I’m happy to announce that apt-checkpoint 0.1 has been released..
I’m excited about this, partially because this is the first “open source” project that I’ve gotten to a releasable state but also because it’s just a damn handy utility. I pimped the project in #debian-devel (on irc.freenode.net) today. A few people said things like “that’d be useful for me” and “this is a good idea, i’ll try it out in a chroot later. actually it will be really useful for chroots when you want to revert changes.”, while another sputtered “packages are not required to support downgrading at all” and “while [ 1] ; do dpkg –get-selections | awk ‘{print $1}’ | grep -v apt | xargs dpkg –purge; done.” and “Use a file system with snapshots.”

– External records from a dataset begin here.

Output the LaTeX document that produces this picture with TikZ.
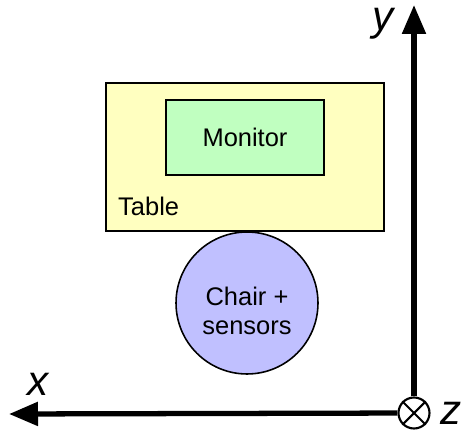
\documentclass[tikz,border=0pt]{standalone}
\usepackage{fontspec}
\setmainfont{Liberation Sans}
\usetikzlibrary{arrows.meta}
\definecolor{tableyellow}{RGB}{255,255,192}
\definecolor{monitorgreen}{RGB}{192,255,192}
\definecolor{chairblue}{RGB}{192,192,255}

\begin{document}
\begin{tikzpicture}[
	x=0.02cm, y=-0.02cm,
	furniture/.style={
		draw,
		line width=0.9pt,
		inner sep=0pt
	},
	axis/.style={
		line width=3pt,
		-{Triangle[length=0.58cm,width=0.46cm]}
	},
	axislabel/.style={
		font=\fontsize{24}{26}\selectfont\itshape
	}]

	\useasboundingbox (0,0) rectangle (466,435);

	% furniture
	\node[furniture, fill=tableyellow, minimum width=5.56cm, minimum height=2.96cm] (table) at (245,157) {};
	\node[furniture, fill=monitorgreen, minimum width=3.16cm, minimum height=1.5cm,
		font=\fontsize{14.5}{17}\selectfont] (monitor) at (245,137.5) {Monitor};
	\node[anchor=south west, font=\fontsize{14.5}{17}\selectfont] (tablelabel) at (112,222) {Table};
	\node[furniture, circle, fill=chairblue, minimum size=2.84cm] (chair) at (247,303) {};
	\node[align=center, font=\fontsize{14.5}{16.5}\selectfont] (chairlabel) at (247,311) {Chair +\\sensors};

	% axes
	\node[draw, circle, line width=1.2pt, minimum size=0.62cm, inner sep=0pt] (origin) at (414,413) {};
	\draw[line width=1.2pt] (origin.45) -- (origin.225);
	\draw[line width=1.2pt] (origin.135) -- (origin.-45);
	\coordinate (ytip) at (414,5);
	\coordinate (xtip) at (9,414);
	\draw[axis] (origin) -- (ytip);
	\draw[axis] (origin) -- (xtip);

	\node[axislabel] (ylabel) at (383,24) {y};
	\node[axislabel] (xlabel) at (38,384) {x};
	\node[axislabel] (zlabel) at (451,413) {z};
\end{tikzpicture}
\end{document}
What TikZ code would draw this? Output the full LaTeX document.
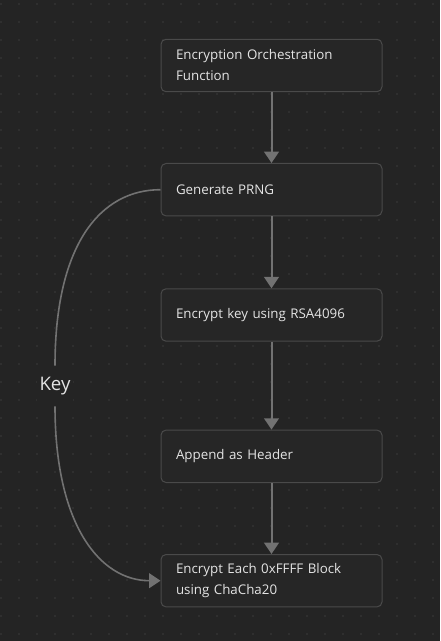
\documentclass[tikz,border=0pt]{standalone}
\usepackage{fontspec}
\setmainfont{Open Sans}
\usepackage{xcolor}
\usetikzlibrary{arrows.meta}

\definecolor{bgcol}{HTML}{242424}
\definecolor{dotcol}{HTML}{3C3C3C}
\definecolor{boxfill}{HTML}{262626}
\definecolor{boxline}{HTML}{4A4A4A}
\definecolor{linkcol}{HTML}{727272}
\definecolor{txtcol}{HTML}{E4E4E4}

\tikzset{
  stepbox/.style={draw=boxline, fill=boxfill, line width=0.75pt, rounded corners=3.75pt,
    minimum width=165.75pt, minimum height=39.3pt, text width=143.25pt, inner xsep=11.25pt,
    align=left, text=txtcol, font=\fontsize{10}{15.75}\selectfont},
  link/.style={draw=linkcol, line width=1.5pt},
  tip/.style={-{Triangle[width=11pt,length=8.5pt]}},
}

\begin{document}
\begin{tikzpicture}[x=0.75pt,y=0.75pt,yscale=-1,xscale=1]

\fill[bgcol] (0,0) rectangle (440,641);
\useasboundingbox (0,0) rectangle (440,641);

% dot grid
\foreach \gx in {1,19,...,440} {
  \foreach \gy in {4,22,...,641} {
    \fill[dotcol] (\gx,\gy) circle (0.85);
  }
}

\draw (271.5,65.5) node (orch) [stepbox] {Encryption Orchestration\\Function};

\draw (271.5,189.7) node (prng) [stepbox] {Generate PRNG};

\draw (271.5,315) node (rsa) [stepbox] {Encrypt key using RSA4096};

\draw (271.5,456.3) node (header) [stepbox] {Append as Header};

\draw (271.5,580.7) node (chacha) [stepbox] {Encrypt Each 0xFFFF Block\\using ChaCha20};

\draw (55,386) node (key) [text=txtcol, fill=bgcol, minimum height=30pt, inner xsep=2pt, font=\fontsize{14}{16}\selectfont] {Key};

\draw [link, tip] (orch) -- (prng);
\draw [link, tip] (prng) -- (rsa);
\draw [link, tip] (rsa) -- (header);
\draw [link, tip] (header) -- (chacha);

\draw [link, line width=1.2pt] (prng.west) .. controls (100,189.7) and (55,245) .. (key.north);
\draw [link, line width=1.2pt, tip] (key.south) .. controls (55,525) and (100,580.7) .. (chacha.west);

\end{tikzpicture}
\end{document}
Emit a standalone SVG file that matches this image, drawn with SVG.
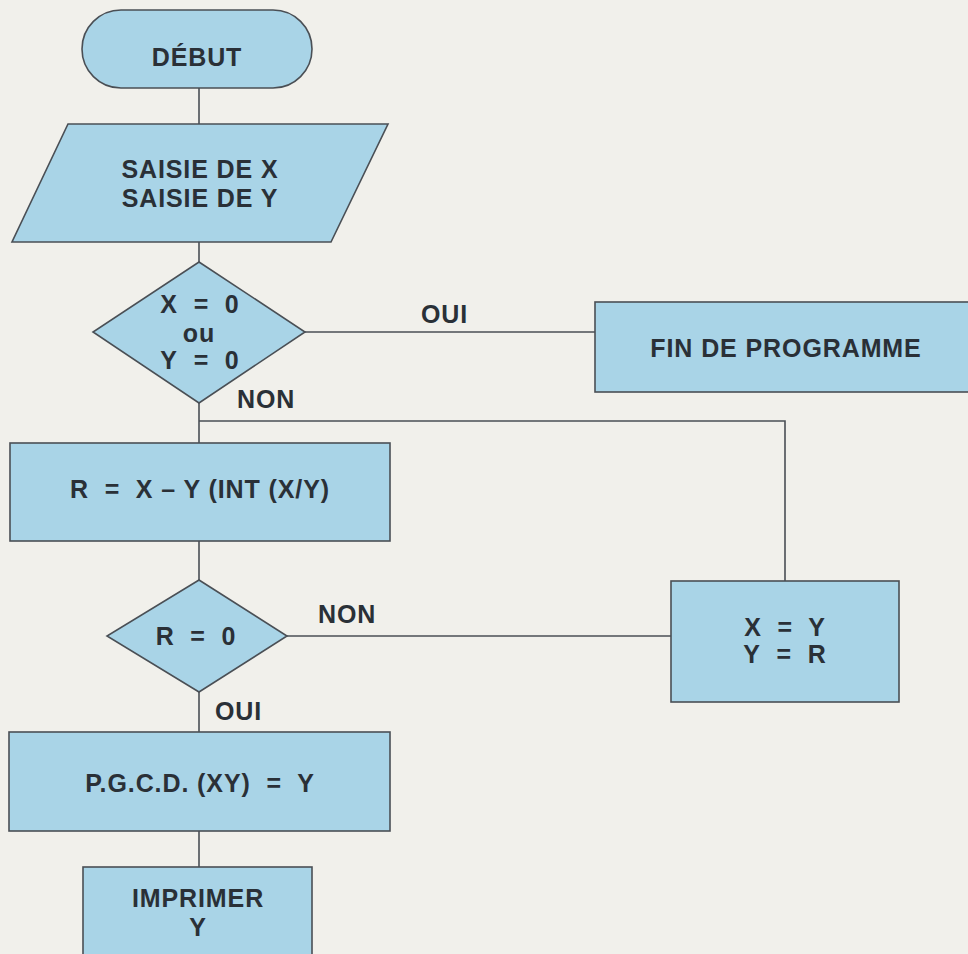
<svg xmlns="http://www.w3.org/2000/svg" width="968" height="954" viewBox="0 0 968 954">
<style>
.shape{fill:#a9d4e7;stroke:#4a4f55;stroke-width:1.6}
.con{fill:none;stroke:#4a4f55;stroke-width:1.6}
text{font-family:"Liberation Sans",Arial,sans-serif;font-weight:bold;font-size:25px;fill:#2a3037;letter-spacing:0.9px}
.c{text-anchor:middle}
</style>
<rect width="968" height="954" fill="#f1f0eb"/>
<g id="connectors">
<line class="con" x1="199" y1="88" x2="199" y2="124"/>
<line class="con" x1="199" y1="242" x2="199" y2="262"/>
<line class="con" x1="305" y1="332" x2="595" y2="332"/>
<line class="con" x1="199" y1="403" x2="199" y2="443"/>
<polyline class="con" points="199,421 785,421 785,581"/>
<line class="con" x1="199" y1="541" x2="199" y2="580"/>
<line class="con" x1="287" y1="636" x2="671" y2="636"/>
<line class="con" x1="199" y1="692" x2="199" y2="732"/>
<line class="con" x1="199" y1="831" x2="199" y2="867"/>
<text x="421" y="323">OUI</text>
<text x="237" y="408">NON</text>
<text x="318" y="623">NON</text>
<text x="215" y="720">OUI</text>
</g>
<g id="debut">
<rect class="shape" x="82" y="10" width="230" height="78" rx="39" ry="39"/>
<text class="c" x="197" y="66">DÉBUT</text>
</g>
<g id="saisie">
<polygon class="shape" points="68,124 388,124 331,242 12,242"/>
<text class="c" x="200" y="178">SAISIE DE X</text>
<text class="c" x="200" y="207">SAISIE DE Y</text>
</g>
<g id="test-xy">
<polygon class="shape" points="199,262 305,332 199,403 93,332"/>
<text class="c" x="200" y="313">X&#160; =&#160; 0</text>
<text class="c" x="199" y="342">ou</text>
<text class="c" x="200" y="369">Y&#160; =&#160; 0</text>
</g>
<g id="fin">
<rect class="shape" x="595" y="302" width="380" height="90"/>
<text class="c" x="786" y="357">FIN DE PROGRAMME</text>
</g>
<g id="calc-r">
<rect class="shape" x="10" y="443" width="380" height="98"/>
<text class="c" x="200" y="498">R&#160; =&#160; X – Y (INT (X/Y)</text>
</g>
<g id="test-r">
<polygon class="shape" points="199,580 287,636 199,692 107,636"/>
<text class="c" x="196" y="645">R&#160; =&#160; 0</text>
</g>
<g id="swap">
<rect class="shape" x="671" y="581" width="228" height="121"/>
<text class="c" x="785" y="636">X&#160; =&#160; Y</text>
<text class="c" x="785" y="663">Y&#160; =&#160; R</text>
</g>
<g id="pgcd">
<rect class="shape" x="9" y="732" width="381" height="99"/>
<text class="c" x="200" y="792">P.G.C.D. (XY)&#160; =&#160; Y</text>
</g>
<g id="imprimer">
<rect class="shape" x="83" y="867" width="229" height="100"/>
<text class="c" x="198" y="907">IMPRIMER</text>
<text class="c" x="198" y="936">Y</text>
</g>
</svg>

Of course, there are various ways of manually downgrading packages. The problem with his suggestion is that, while technically feasible, is not a clean solution. I shouldn’t have to pipe commands back and forth to accomplish what should be a seamless, automated task. Linux isn’t just the playground the technologically elite. Linux needs to be user-friendly, while still allowing us technophiles to get our hands dirty. apt-checkpoint, while rough and cludgy, is just an example of the kind of usability people need. They should be able to upgrade and, if something breaks, seamlessly rollback, akin to restore points in Windows (which are used for the exact same reason).
A few people have already started to play with apt-checkpoint. Hopefully I’ll get some good feedback from them, and a stable 0.2 release will be ready in the near future.